Monday, Nov. 6, 2023
2:00 PM - 2:40 PM Plenary Talk Hyunsik Im (Dongguk University)
Kondo cloud condensation in P-doped silicon metal
Hyunsik Im
Department of Physics and Semiconductor Science, Dongguk University, Seoul, South Korea
Semiconductors are materials that possess the unique ability to extensively control their electronic nature by adding impurities, and this makes them valuable in applications and studying fundamental physics. Especially, how the interaction between magnetic impurity and electrons affects the electronic phase transition of solids has remained a challenging issue over many years.
A Kondo cloud is a bound state of fermions in which the combination produces a composite boson with zero net spin (similar to Cooper pairs and excitons). Analogous to the condensation of Cooper pairs and excitons, overlapping Kondo clouds in a metal with reasonably dense magnetic impurities are expected to form a coherent ground state. Here, I present bulk properties and tunneling DOS spectroscopy measurements in a crystalline silicon metal where localized magnetic moments exist.

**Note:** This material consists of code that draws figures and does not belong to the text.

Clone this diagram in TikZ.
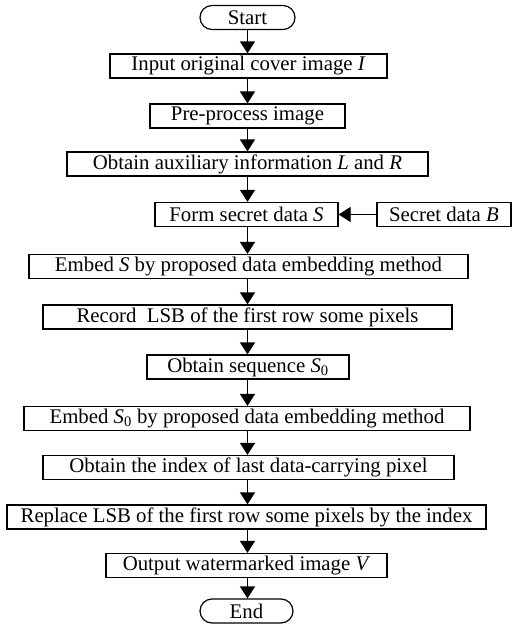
\documentclass[tikz,border=0pt]{standalone}
\usepackage{fontspec}
\setmainfont{Liberation Serif}
\usetikzlibrary{arrows.meta}

\tikzset{
  every node/.style={font=\fontsize{20.8}{24}\selectfont, inner sep=0pt},
  procbox/.style={draw, line width=1.2pt, minimum height=24pt},
  termbox/.style={draw, line width=1.2pt, rounded corners=12pt, minimum height=24pt},
  flow/.style={line width=1.2pt, -{Triangle[length=12pt,width=15pt]}},
}

\begin{document}
\begin{tikzpicture}[x=1pt,y=-1pt]
\useasboundingbox (0,0) rectangle (515,625);

% main column, spine at x = 247.5
\node[termbox, minimum width=95pt]  (start) at (247.5,17.5) {Start};
\node[procbox, minimum width=277pt] (input) at (248.5,66)   {Input original cover image \textit{I}};
\node[procbox, minimum width=195pt] (pre)   at (247.5,116)  {Pre-process image};
\node[procbox, minimum width=361pt] (aux)   at (247.5,164)  {Obtain auxiliary information \textit{L} and \textit{R}};
\node[procbox, minimum width=183pt] (form)  at (246.5,214.5){Form secret data \textit{S}};
\node[procbox, minimum width=134pt] (secb)  at (444,214.5)  {Secret data \textit{B}};
\node[procbox, minimum width=439pt] (embs)  at (248.5,266.5){Embed \textit{S} by proposed data embedding method};
\node[procbox, minimum width=409pt] (rec)   at (247.5,317)  {Record\ \ LSB of the first row some pixels};
\node[procbox, minimum width=202pt] (seq)   at (248,367)    {Obtain sequence \textit{S}\textsubscript{0}};
\node[procbox, minimum width=446pt] (embz)  at (247,418.5)  {Embed \textit{S}\textsubscript{0} by proposed data embedding method};
\node[procbox, minimum width=411pt] (idx)   at (248.5,467.5){Obtain the index of last data-carrying pixel};
\node[procbox, minimum width=479pt] (rep)   at (246.5,517)  {Replace LSB of the first row some pixels by the index};
\node[procbox, minimum width=281pt] (out)   at (246.5,565.5){Output watermarked image \textit{V}};
\node[termbox, minimum width=93pt]  (end)   at (246.5,611)  {End};

% connectors along the spine
\coordinate (sp) at (247.5,0);
\foreach \a/\b in {start/input,input/pre,pre/aux,aux/form,form/embs,embs/rec,rec/seq,seq/embz,embz/idx,idx/rep,rep/out,out/end}
  \draw[flow] (\a.south -| sp) -- (\b.north -| sp);

% side input
\draw[flow] (secb.west) -- (form.east);
\end{tikzpicture}
\end{document}
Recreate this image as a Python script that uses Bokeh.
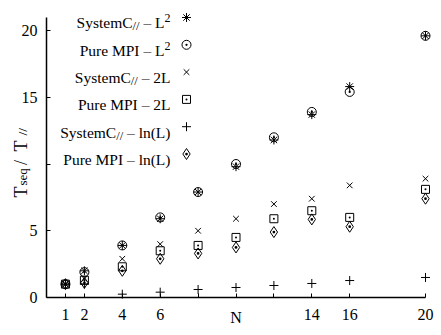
import numpy as np
from bokeh.plotting import figure
from bokeh.models import Range1d, FixedTicker, Label
from bokeh.embed import file_html
from bokeh.resources import INLINE

# ---------------- data ----------------
N = [1, 2, 4, 6, 8, 10, 12, 14, 16, 20]
sysc_l2 = [1.0, 2.0, 3.9, 5.9, 7.9, 9.8, 11.8, 13.7, 15.8, 19.6]
mpi_l2 = [1.0, 1.9, 3.9, 6.0, 7.9, 10.0, 12.0, 13.9, 15.4, 19.6]
sysc_2l = [1.0, 1.4, 2.9, 4.0, 5.0, 5.9, 7.0, 7.4, 8.4, 8.9]
mpi_2l = [1.0, 1.3, 2.3, 3.5, 3.9, 4.5, 5.9, 6.5, 6.0, 8.1]
sysc_ln = [1.0, 1.0, 0.25, 0.4, 0.6, 0.75, 0.9, 1.05, 1.27, 1.5]
mpi_ln = [1.0, 1.1, 2.0, 2.9, 3.3, 3.75, 4.9, 5.85, 5.3, 7.4]

x_ticks = [1, 2, 4, 6, 8, 10, 12, 14, 16, 20]
x_hidden_labels = [8, 10, 12]
y_ticks = [0, 5, 10, 15, 20]
y_hidden_labels = [10]

legend_labels = [
    [("SystemC", "main"), ("//", "sub"), (" \u2013 L", "main"), ("2", "sup")],
    [("Pure MPI \u2013 L", "main"), ("2", "sup")],
    [("SystemC", "main"), ("//", "sub"), (" \u2013 2L", "main")],
    [("Pure MPI \u2013 2L", "main")],
    [("SystemC", "main"), ("//", "sub"), (" \u2013 ln(L)", "main")],
    [("Pure MPI \u2013 ln(L)", "main")],
]
series = [sysc_l2, mpi_l2, sysc_2l, mpi_2l, sysc_ln, mpi_ln]
markers = ["asterisk", "circle_dot", "x", "square_dot", "cross", "diamond_dot"]
msizes = [9, 9, 8, 8, 9, 11]

# ---------------- layout ----------------
FONT = "Liberation Serif"
CW, CH = 440, 332          # canvas = frame
ORIG_X, ORIG_Y = 46, 297   # pixel position of data (0, 0)
PXX, PXY = 18.95, 13.35    # pixels per data unit
X0, X1 = -ORIG_X / PXX, (CW - ORIG_X) / PXX
Y0, Y1 = -(CH - ORIG_Y) / PXY, ORIG_Y / PXY


def dx(px):
    return X0 + px / PXX


def dy(py):
    return Y1 - py / PXY


p = figure(frame_width=CW, frame_height=CH, x_range=Range1d(X0, X1),
           y_range=Range1d(Y0, Y1), output_backend="svg", toolbar_location=None,
           min_border=0)
p.outline_line_color = None
p.grid.visible = False
p.background_fill_color = "white"
p.border_fill_color = "white"

for ax, ticks, hidden, bnd in ((p.xaxis[0], x_ticks, x_hidden_labels, (0, 20)),
                               (p.yaxis[0], y_ticks, y_hidden_labels, (0, 21))):
    ax.fixed_location = 0
    ax.ticker = FixedTicker(ticks=ticks)
    ax.major_label_overrides = {t: "" for t in hidden}
    ax.bounds = bnd
    ax.axis_line_color = "black"
    ax.axis_line_width = 1.5
    ax.major_tick_in = 4
    ax.major_tick_out = 0
    ax.major_tick_line_color = "black"
    ax.minor_tick_line_color = None
    ax.major_label_text_font = FONT
    ax.major_label_text_font_size = "16px"
    ax.major_label_text_color = "black"
p.xaxis.major_label_standoff = 11
p.yaxis.major_label_standoff = 9

# data markers
for ys, m, s in zip(series, markers, msizes):
    p.scatter(N, ys, marker=m, size=s, line_color="black", fill_color=None,
              line_width=1)

# ---------------- legend (gnuplot style: text right-aligned, symbol right) ----
W = {' ': 250, '(': 333, ')': 333, '/': 278, '2': 500, 'C': 667, 'I': 333,
     'L': 611, 'M': 889, 'P': 556, 'S': 556, 'e': 444, 'l': 278, 'm': 778,
     'n': 500, 'r': 333, 's': 389, 't': 278, 'u': 500, 'y': 500, '\u2013': 500,
     'q': 500, 'T': 611, 'N': 722}
STY = {"main": (15.5, 0.0), "sub": (12.5, 3.5), "sup": (12, -4.5)}


def tw(s, size):
    return sum(W.get(c, 500) for c in s) * size / 1000.0


TEXT_RIGHT = 170
SYM_X = 186
ROW0, ROWSTEP = 17.0, 27.3
for i, (pieces, m, s) in enumerate(zip(legend_labels, markers, msizes)):
    cy = ROW0 + i * ROWSTEP
    base = cy + 5.3
    total = sum(tw(t, STY[k][0]) for t, k in pieces)
    x = TEXT_RIGHT - total
    for t, k in pieces:
        size, off = STY[k]
        stripped = t.lstrip(" ")
        x += tw(t[:len(t) - len(stripped)], size)
        p.add_layout(Label(x=dx(x), y=dy(base + off), text=stripped,
                           text_font=FONT, text_font_size=f"{size}px",
                           text_color="black", text_align="left",
                           text_baseline="alphabetic"))
        x += tw(stripped, size)
    p.scatter([dx(SYM_X)], [dy(cy)], marker=m, size=s, line_color="black",
              fill_color=None, line_width=1)

# ---------------- axis titles ----------------
p.add_layout(Label(x=10, y=dy(317), text="N",
                   text_font=FONT, text_font_size="16px", text_color="black",
                   text_align="center", text_baseline="middle"))

ylab = [("T", 18, 197, 20.5, "left"), ("seq", 13, 185, 22, "left"),
        ("/", 18, 162, 20.5, "center"), ("T", 18, 151, 20.5, "left"),
        ("//", 13.5, 135, 21.5, "left")]
for t, size, ystart, xb, al in ylab:
    p.add_layout(Label(x=dx(xb), y=dy(ystart), text=t, angle=np.pi / 2,
                       text_font=FONT, text_font_size=f"{size}px",
                       text_color="black", text_align=al,
                       text_baseline="alphabetic"))

open("out.html", "w").write(file_html(p, INLINE))
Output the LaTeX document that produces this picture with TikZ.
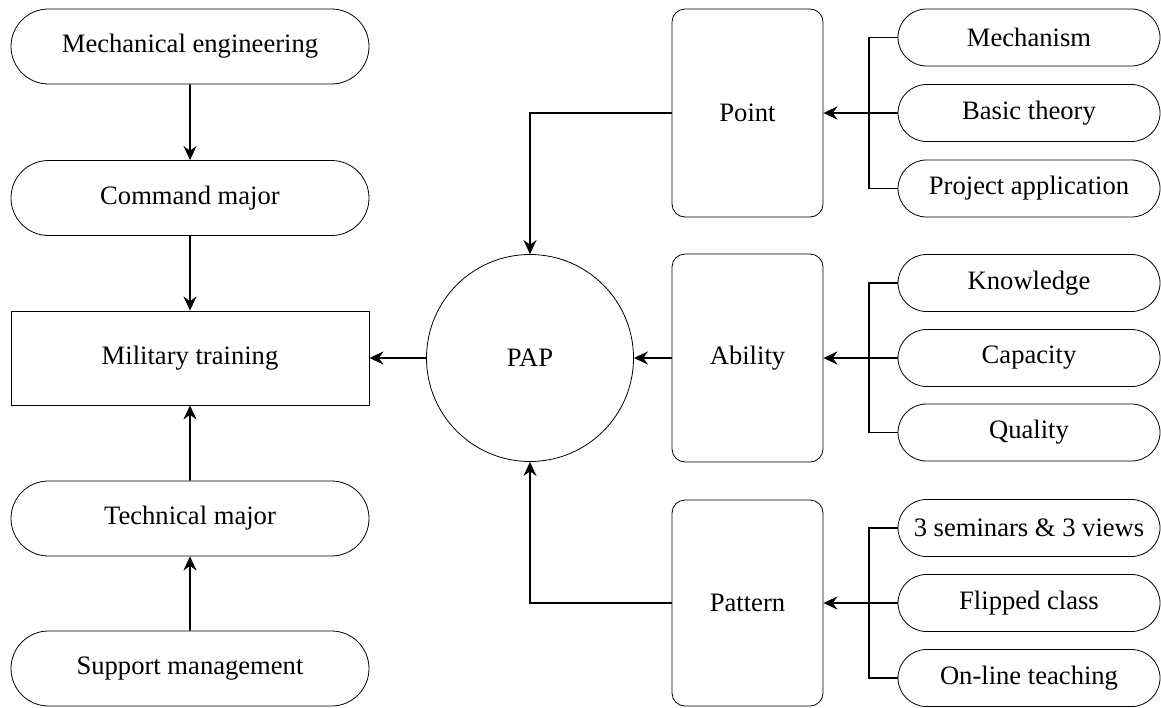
\documentclass[tikz,border=0pt]{standalone}
\usepackage{fontspec}
\setmainfont{LiberationSerif}[Extension=.ttf, UprightFont=*-Regular, BoldFont=*-Bold, ItalicFont=*-Italic, BoldItalicFont=*-BoldItalic]
\usetikzlibrary{shapes.misc, arrows.meta}
\tikzset{
	pill/.style={draw, rounded rectangle, line width=0.8pt, inner sep=0pt, minimum width=358pt, minimum height=75pt},
	smallpill/.style={draw, rounded rectangle, line width=0.8pt, inner sep=0pt, minimum width=262pt, minimum height=57pt},
	plainbox/.style={draw, rectangle, line width=0.8pt, inner sep=0pt, minimum width=358pt, minimum height=94pt},
	groupbox/.style={draw, rectangle, rounded corners=13pt, line width=0.8pt, inner sep=0pt, minimum width=151pt, minimum height=208pt},
	conn/.style={line width=1.8pt},
	arr/.style={conn, -{Stealth[length=14pt, width=13pt]}}
}
\begin{document}
\begin{tikzpicture}[x=1pt, y=-1pt, font=\fontsize{26.6}{30}\selectfont]
		\useasboundingbox (0,0) rectangle (1161,707);

		\node[pill] (mech) at (190, 46.5) {Mechanical engineering};
		\node[pill] (cmd) at (190, 198) {Command major};
		\node[plainbox] (mil) at (190, 358) {Military training};
		\node[pill] (tech) at (190, 518.5) {Technical major};
		\node[pill] (supp) at (190, 668.5) {Support management};

		\node[draw, circle, line width=0.8pt, minimum size=207pt, inner sep=0pt] (pap) at (530, 358) {PAP};

		\node[groupbox] (point) at (747.5, 113) {Point};
		\node[groupbox] (ability) at (747.5, 358) {Ability};
		\node[groupbox, minimum height=206pt] (pattern) at (747.5, 603) {Pattern};

		\node[smallpill] (mechanism) at (1029, 37.5) {Mechanism};
		\node[smallpill] (basic) at (1029, 113) {Basic theory};
		\node[smallpill] (project) at (1029, 188.5) {Project application};

		\node[smallpill] (knowledge) at (1029, 283) {Knowledge};
		\node[smallpill] (capacity) at (1029, 358) {Capacity};
		\node[smallpill] (quality) at (1029, 432.5) {Quality};

		\node[smallpill] (seminars) at (1029, 528) {3 seminars \& 3 views};
		\node[smallpill] (flipped) at (1029, 603) {Flipped class};
		\node[smallpill] (online) at (1029, 678) {On-line teaching};

		\draw[arr] (mech) -- (cmd);
		\draw[arr] (cmd) -- (mil);
		\draw[arr] (tech) -- (mil);
		\draw[arr] (supp) -- (tech);

		\draw[arr] (pap) -- (mil);
		\draw[arr] (ability) -- (pap);
		\draw[arr] (point.west) -| (pap.north);
		\draw[arr] (pattern.west) -| (pap.south);

		\draw[conn] (mechanism.west) -- ++(-29,0) |- (project.west);
		\draw[arr] (basic.west) -- (point.east);

		\draw[conn] (knowledge.west) -- ++(-29,0) |- (quality.west);
		\draw[arr] (capacity.west) -- (ability.east);

		\draw[conn] (seminars.west) -- ++(-29,0) |- (online.west);
		\draw[arr] (flipped.west) -- (pattern.east);
	\end{tikzpicture}
\end{document}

We detect the Kondo effect in the resistivity of the Si metal and an exotic BCS-like pseudogap in the DOS near the Fermi energy. The BCS-like DOS structure is tuned by applying an external magnetic field and transformed into a paramagnetic Coulomb gap. This phenomenon is interpreted as the formation of a correlated ground state of overlapping Kondo clouds (Kondo cloud condensate). I also discuss the interplay between the Kondo condensate and BCS-superconductor in the DOS spectrum of a Si:P-SiO2-Al tunnel junction where some interesting features are observed (i.e., Andreev reflection and particle-hole asymmetry like behavior). Our experimental findings demonstrate the observation of entangled electron-electron pair condensation and will be useful for understanding complex Kondo systems.